A briga entre os dois antigos aliados torna improvável um apoio de Ciro a Lula num eventual segundo turno, mas o ex-presidente não está preocupado com isso. Seu objetivo é convencer o eleitorado do ex-ministro a abando­ná-lo e aderir ao voto útil já no primeiro turno, com a alegação de que Ciro está fazendo campanha indiretamente para Bolsonaro. Pelas redes sociais, Lula iniciou uma ofensiva explícita sobre eleitores do pedetista. “Não tem por que ter vergonha de tentar ganhar no primeiro turno. Se quem tem 5% sonha em ter 40%, por que quem tem mais de 40% não pode sonhar em ter mais um pouquinho e ganhar no primeiro turno?”, perguntou. O candidato do PDT, segundo as pesquisas, é dono de 9% dos votos. O petista tem 45%. Se ele conseguir capturar pouco mais da metade dos votos do rival, em tese poderia vencer a eleição no primeiro turno. A resposta de Ciro à investida foi bem no estilo dele: “Ou a gente se livra dessa memória corrupta e trágica ou o Brasil simplesmente vai para o brejo”.

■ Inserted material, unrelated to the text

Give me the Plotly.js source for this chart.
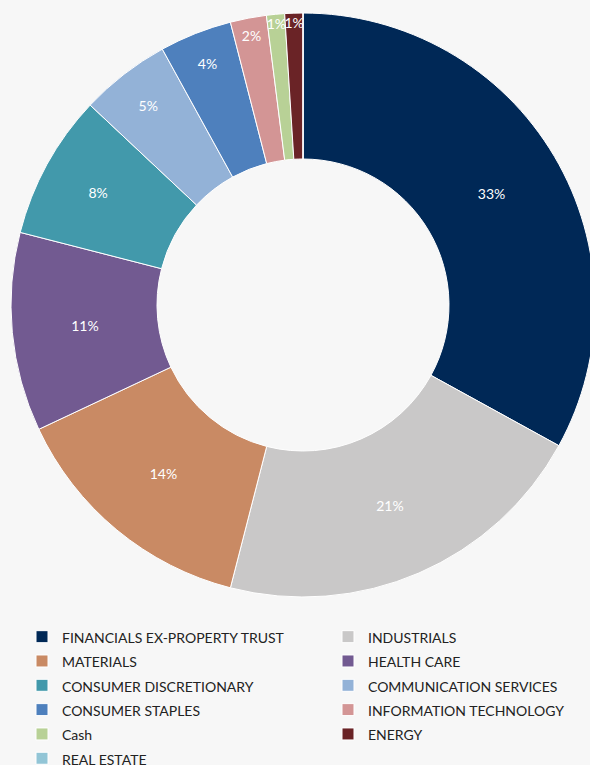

O peso da pauta da corrupção ficou claro nos discursos do presidente na solenidade de 7 de setembro em Brasília e no Rio de Janeiro. Diante da multidão, Bolsonaro até deu algumas pequenas estocadas no Supremo, mas nada comparado ao que fez no mesmo feriado no ano passado. Ele preferiu polarizar com o PT, entoando palavras que agradam a convertidos mas com pouco potencial para garimpar votos entre os indecisos. Mesmo assim, o plano do presidente foi bem executado. Sua prioridade era mostrar força, conseguir uma prova de apoio popular expressivo e, assim, contestar a desvantagem retratada nas pesquisas. Bolsonaro, como ele mesmo destacou, queria uma imagem do “Datapovo” para responder ao Datafolha. Ele conseguiu, mostrou que está firme no jogo e agora espera engajar ainda mais seus apoiadores, reconquistar antigos eleitores e abater o seu principal adversário atacando pelo flanco que parece mais frágil. O tempo dirá se vai funcionar. Mas uma coisa é certa: a temperatura subiu.